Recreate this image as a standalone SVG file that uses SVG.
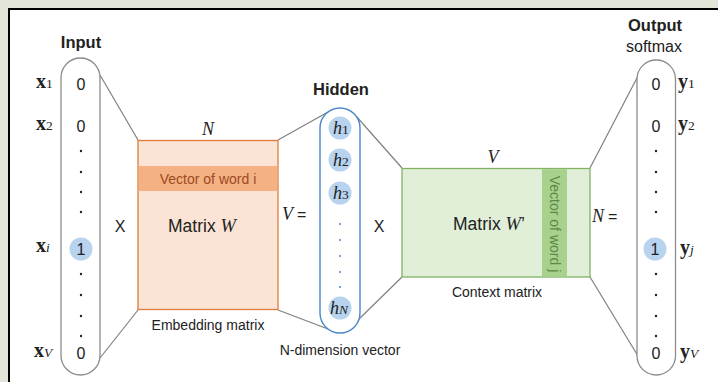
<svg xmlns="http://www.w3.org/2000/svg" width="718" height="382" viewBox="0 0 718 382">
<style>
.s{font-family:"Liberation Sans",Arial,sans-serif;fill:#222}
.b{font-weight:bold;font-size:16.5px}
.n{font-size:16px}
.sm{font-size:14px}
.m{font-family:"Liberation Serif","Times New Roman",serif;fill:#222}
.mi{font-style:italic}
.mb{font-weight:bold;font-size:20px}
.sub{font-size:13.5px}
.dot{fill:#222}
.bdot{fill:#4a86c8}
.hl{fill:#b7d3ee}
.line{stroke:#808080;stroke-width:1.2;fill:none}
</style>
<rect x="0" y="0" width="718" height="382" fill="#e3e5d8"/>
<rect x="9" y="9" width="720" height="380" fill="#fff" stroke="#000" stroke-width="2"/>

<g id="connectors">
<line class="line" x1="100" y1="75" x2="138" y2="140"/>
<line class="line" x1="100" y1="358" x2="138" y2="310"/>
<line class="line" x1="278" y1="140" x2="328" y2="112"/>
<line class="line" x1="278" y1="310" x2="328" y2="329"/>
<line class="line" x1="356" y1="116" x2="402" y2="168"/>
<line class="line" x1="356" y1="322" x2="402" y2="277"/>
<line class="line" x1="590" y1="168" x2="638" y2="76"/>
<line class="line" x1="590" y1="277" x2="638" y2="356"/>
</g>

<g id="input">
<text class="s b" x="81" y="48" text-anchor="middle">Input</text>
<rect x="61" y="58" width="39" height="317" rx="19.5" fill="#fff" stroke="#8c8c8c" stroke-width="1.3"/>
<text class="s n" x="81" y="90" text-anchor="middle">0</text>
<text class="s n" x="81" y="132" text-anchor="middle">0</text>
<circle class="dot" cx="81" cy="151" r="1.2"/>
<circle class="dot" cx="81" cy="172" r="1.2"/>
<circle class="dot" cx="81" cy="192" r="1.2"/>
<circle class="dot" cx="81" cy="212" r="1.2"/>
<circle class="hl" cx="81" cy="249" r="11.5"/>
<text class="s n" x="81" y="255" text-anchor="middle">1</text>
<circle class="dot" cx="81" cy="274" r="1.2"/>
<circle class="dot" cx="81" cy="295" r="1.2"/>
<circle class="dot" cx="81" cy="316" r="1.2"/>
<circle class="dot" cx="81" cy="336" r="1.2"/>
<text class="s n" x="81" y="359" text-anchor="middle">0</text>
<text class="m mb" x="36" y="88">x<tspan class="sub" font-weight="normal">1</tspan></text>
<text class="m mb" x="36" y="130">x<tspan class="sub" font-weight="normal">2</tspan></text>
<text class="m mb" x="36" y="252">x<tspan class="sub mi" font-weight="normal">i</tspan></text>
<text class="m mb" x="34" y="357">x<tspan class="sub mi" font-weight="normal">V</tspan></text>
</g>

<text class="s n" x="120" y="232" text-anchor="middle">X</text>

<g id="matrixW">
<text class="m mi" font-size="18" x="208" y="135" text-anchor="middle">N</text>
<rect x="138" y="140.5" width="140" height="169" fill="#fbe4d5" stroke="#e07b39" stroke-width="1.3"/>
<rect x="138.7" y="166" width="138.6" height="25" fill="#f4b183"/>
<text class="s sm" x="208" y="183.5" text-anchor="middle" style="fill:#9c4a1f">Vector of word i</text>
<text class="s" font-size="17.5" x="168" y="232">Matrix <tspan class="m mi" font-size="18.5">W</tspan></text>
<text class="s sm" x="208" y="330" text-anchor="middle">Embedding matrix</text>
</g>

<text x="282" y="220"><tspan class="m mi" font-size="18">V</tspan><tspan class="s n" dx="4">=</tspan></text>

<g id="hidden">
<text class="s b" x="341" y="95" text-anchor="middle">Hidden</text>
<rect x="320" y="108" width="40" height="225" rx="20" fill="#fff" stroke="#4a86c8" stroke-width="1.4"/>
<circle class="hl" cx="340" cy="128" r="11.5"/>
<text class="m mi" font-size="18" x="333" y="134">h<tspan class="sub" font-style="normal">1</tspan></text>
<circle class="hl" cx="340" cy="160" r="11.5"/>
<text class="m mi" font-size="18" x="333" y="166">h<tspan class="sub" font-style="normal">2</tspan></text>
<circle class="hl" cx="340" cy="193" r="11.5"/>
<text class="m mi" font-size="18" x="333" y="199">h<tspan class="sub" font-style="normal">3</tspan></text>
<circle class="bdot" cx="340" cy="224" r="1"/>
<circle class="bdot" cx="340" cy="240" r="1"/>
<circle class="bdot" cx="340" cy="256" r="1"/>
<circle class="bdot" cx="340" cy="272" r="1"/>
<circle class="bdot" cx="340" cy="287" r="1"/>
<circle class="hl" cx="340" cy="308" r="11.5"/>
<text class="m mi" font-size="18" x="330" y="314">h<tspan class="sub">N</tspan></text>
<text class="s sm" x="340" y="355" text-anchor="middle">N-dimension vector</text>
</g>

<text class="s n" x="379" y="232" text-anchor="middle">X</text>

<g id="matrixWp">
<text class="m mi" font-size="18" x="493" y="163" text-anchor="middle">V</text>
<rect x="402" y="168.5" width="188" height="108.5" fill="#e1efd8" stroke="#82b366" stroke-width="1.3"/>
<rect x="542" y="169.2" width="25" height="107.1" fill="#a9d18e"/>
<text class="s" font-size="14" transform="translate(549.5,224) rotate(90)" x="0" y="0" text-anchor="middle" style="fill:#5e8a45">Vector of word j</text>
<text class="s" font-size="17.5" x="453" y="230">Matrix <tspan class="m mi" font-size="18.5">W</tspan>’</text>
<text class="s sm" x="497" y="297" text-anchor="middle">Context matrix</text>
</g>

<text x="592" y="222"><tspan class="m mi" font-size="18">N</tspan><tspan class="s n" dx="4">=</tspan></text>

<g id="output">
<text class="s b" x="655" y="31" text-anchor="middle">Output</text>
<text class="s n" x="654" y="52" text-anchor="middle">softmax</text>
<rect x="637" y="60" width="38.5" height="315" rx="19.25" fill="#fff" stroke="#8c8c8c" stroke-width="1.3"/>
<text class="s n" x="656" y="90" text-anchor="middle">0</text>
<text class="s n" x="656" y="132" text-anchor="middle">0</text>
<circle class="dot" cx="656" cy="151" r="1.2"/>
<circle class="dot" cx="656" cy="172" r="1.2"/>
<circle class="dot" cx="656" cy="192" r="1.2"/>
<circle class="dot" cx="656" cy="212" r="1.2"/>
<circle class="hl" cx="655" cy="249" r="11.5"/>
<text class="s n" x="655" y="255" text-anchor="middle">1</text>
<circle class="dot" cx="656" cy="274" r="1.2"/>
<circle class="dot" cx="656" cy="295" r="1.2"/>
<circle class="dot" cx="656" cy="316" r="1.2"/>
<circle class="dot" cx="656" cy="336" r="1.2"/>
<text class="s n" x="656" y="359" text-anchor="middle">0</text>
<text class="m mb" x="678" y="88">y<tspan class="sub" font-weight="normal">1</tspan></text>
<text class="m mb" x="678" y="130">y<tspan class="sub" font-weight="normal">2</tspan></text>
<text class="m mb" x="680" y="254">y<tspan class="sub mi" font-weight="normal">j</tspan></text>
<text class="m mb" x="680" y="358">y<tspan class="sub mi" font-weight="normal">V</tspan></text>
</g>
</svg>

WHAT YOU HAVE TO DO -> In this exercise, set down all of the data exactly, without the pictures.

EXERCISE ANSWER ->
Recreate this image as a standalone SVG file that uses SVG.
<svg xmlns="http://www.w3.org/2000/svg" width="718" height="382" viewBox="0 0 718 382">
<style>
.s{font-family:"Liberation Sans",Arial,sans-serif;fill:#222}
.b{font-weight:bold;font-size:16.5px}
.n{font-size:16px}
.sm{font-size:14px}
.m{font-family:"Liberation Serif","Times New Roman",serif;fill:#222}
.mi{font-style:italic}
.mb{font-weight:bold;font-size:20px}
.sub{font-size:13.5px}
.dot{fill:#222}
.bdot{fill:#4a86c8}
.hl{fill:#b7d3ee}
.line{stroke:#808080;stroke-width:1.2;fill:none}
</style>
<rect x="0" y="0" width="718" height="382" fill="#e3e5d8"/>
<rect x="9" y="9" width="720" height="380" fill="#fff" stroke="#000" stroke-width="2"/>

<g id="connectors">
<line class="line" x1="100" y1="75" x2="138" y2="140"/>
<line class="line" x1="100" y1="358" x2="138" y2="310"/>
<line class="line" x1="278" y1="140" x2="328" y2="112"/>
<line class="line" x1="278" y1="310" x2="328" y2="329"/>
<line class="line" x1="356" y1="116" x2="402" y2="168"/>
<line class="line" x1="356" y1="322" x2="402" y2="277"/>
<line class="line" x1="590" y1="168" x2="638" y2="76"/>
<line class="line" x1="590" y1="277" x2="638" y2="356"/>
</g>

<g id="input">
<text class="s b" x="81" y="48" text-anchor="middle">Input</text>
<rect x="61" y="58" width="39" height="317" rx="19.5" fill="#fff" stroke="#8c8c8c" stroke-width="1.3"/>
<text class="s n" x="81" y="90" text-anchor="middle">0</text>
<text class="s n" x="81" y="132" text-anchor="middle">0</text>
<circle class="dot" cx="81" cy="151" r="1.2"/>
<circle class="dot" cx="81" cy="172" r="1.2"/>
<circle class="dot" cx="81" cy="192" r="1.2"/>
<circle class="dot" cx="81" cy="212" r="1.2"/>
<circle class="hl" cx="81" cy="249" r="11.5"/>
<text class="s n" x="81" y="255" text-anchor="middle">1</text>
<circle class="dot" cx="81" cy="274" r="1.2"/>
<circle class="dot" cx="81" cy="295" r="1.2"/>
<circle class="dot" cx="81" cy="316" r="1.2"/>
<circle class="dot" cx="81" cy="336" r="1.2"/>
<text class="s n" x="81" y="359" text-anchor="middle">0</text>
<text class="m mb" x="36" y="88">x<tspan class="sub" font-weight="normal">1</tspan></text>
<text class="m mb" x="36" y="130">x<tspan class="sub" font-weight="normal">2</tspan></text>
<text class="m mb" x="36" y="252">x<tspan class="sub mi" font-weight="normal">i</tspan></text>
<text class="m mb" x="34" y="357">x<tspan class="sub mi" font-weight="normal">V</tspan></text>
</g>

<text class="s n" x="120" y="232" text-anchor="middle">X</text>

<g id="matrixW">
<text class="m mi" font-size="18" x="208" y="135" text-anchor="middle">N</text>
<rect x="138" y="140.5" width="140" height="169" fill="#fbe4d5" stroke="#e07b39" stroke-width="1.3"/>
<rect x="138.7" y="166" width="138.6" height="25" fill="#f4b183"/>
<text class="s sm" x="208" y="183.5" text-anchor="middle" style="fill:#9c4a1f">Vector of word i</text>
<text class="s" font-size="17.5" x="168" y="232">Matrix <tspan class="m mi" font-size="18.5">W</tspan></text>
<text class="s sm" x="208" y="330" text-anchor="middle">Embedding matrix</text>
</g>

<text x="282" y="220"><tspan class="m mi" font-size="18">V</tspan><tspan class="s n" dx="4">=</tspan></text>

<g id="hidden">
<text class="s b" x="341" y="95" text-anchor="middle">Hidden</text>
<rect x="320" y="108" width="40" height="225" rx="20" fill="#fff" stroke="#4a86c8" stroke-width="1.4"/>
<circle class="hl" cx="340" cy="128" r="11.5"/>
<text class="m mi" font-size="18" x="333" y="134">h<tspan class="sub" font-style="normal">1</tspan></text>
<circle class="hl" cx="340" cy="160" r="11.5"/>
<text class="m mi" font-size="18" x="333" y="166">h<tspan class="sub" font-style="normal">2</tspan></text>
<circle class="hl" cx="340" cy="193" r="11.5"/>
<text class="m mi" font-size="18" x="333" y="199">h<tspan class="sub" font-style="normal">3</tspan></text>
<circle class="bdot" cx="340" cy="224" r="1"/>
<circle class="bdot" cx="340" cy="240" r="1"/>
<circle class="bdot" cx="340" cy="256" r="1"/>
<circle class="bdot" cx="340" cy="272" r="1"/>
<circle class="bdot" cx="340" cy="287" r="1"/>
<circle class="hl" cx="340" cy="308" r="11.5"/>
<text class="m mi" font-size="18" x="330" y="314">h<tspan class="sub">N</tspan></text>
<text class="s sm" x="340" y="355" text-anchor="middle">N-dimension vector</text>
</g>

<text class="s n" x="379" y="232" text-anchor="middle">X</text>

<g id="matrixWp">
<text class="m mi" font-size="18" x="493" y="163" text-anchor="middle">V</text>
<rect x="402" y="168.5" width="188" height="108.5" fill="#e1efd8" stroke="#82b366" stroke-width="1.3"/>
<rect x="542" y="169.2" width="25" height="107.1" fill="#a9d18e"/>
<text class="s" font-size="14" transform="translate(549.5,224) rotate(90)" x="0" y="0" text-anchor="middle" style="fill:#5e8a45">Vector of word j</text>
<text class="s" font-size="17.5" x="453" y="230">Matrix <tspan class="m mi" font-size="18.5">W</tspan>’</text>
<text class="s sm" x="497" y="297" text-anchor="middle">Context matrix</text>
</g>

<text x="592" y="222"><tspan class="m mi" font-size="18">N</tspan><tspan class="s n" dx="4">=</tspan></text>

<g id="output">
<text class="s b" x="655" y="31" text-anchor="middle">Output</text>
<text class="s n" x="654" y="52" text-anchor="middle">softmax</text>
<rect x="637" y="60" width="38.5" height="315" rx="19.25" fill="#fff" stroke="#8c8c8c" stroke-width="1.3"/>
<text class="s n" x="656" y="90" text-anchor="middle">0</text>
<text class="s n" x="656" y="132" text-anchor="middle">0</text>
<circle class="dot" cx="656" cy="151" r="1.2"/>
<circle class="dot" cx="656" cy="172" r="1.2"/>
<circle class="dot" cx="656" cy="192" r="1.2"/>
<circle class="dot" cx="656" cy="212" r="1.2"/>
<circle class="hl" cx="655" cy="249" r="11.5"/>
<text class="s n" x="655" y="255" text-anchor="middle">1</text>
<circle class="dot" cx="656" cy="274" r="1.2"/>
<circle class="dot" cx="656" cy="295" r="1.2"/>
<circle class="dot" cx="656" cy="316" r="1.2"/>
<circle class="dot" cx="656" cy="336" r="1.2"/>
<text class="s n" x="656" y="359" text-anchor="middle">0</text>
<text class="m mb" x="678" y="88">y<tspan class="sub" font-weight="normal">1</tspan></text>
<text class="m mb" x="678" y="130">y<tspan class="sub" font-weight="normal">2</tspan></text>
<text class="m mb" x="680" y="254">y<tspan class="sub mi" font-weight="normal">j</tspan></text>
<text class="m mb" x="680" y="358">y<tspan class="sub mi" font-weight="normal">V</tspan></text>
</g>
</svg>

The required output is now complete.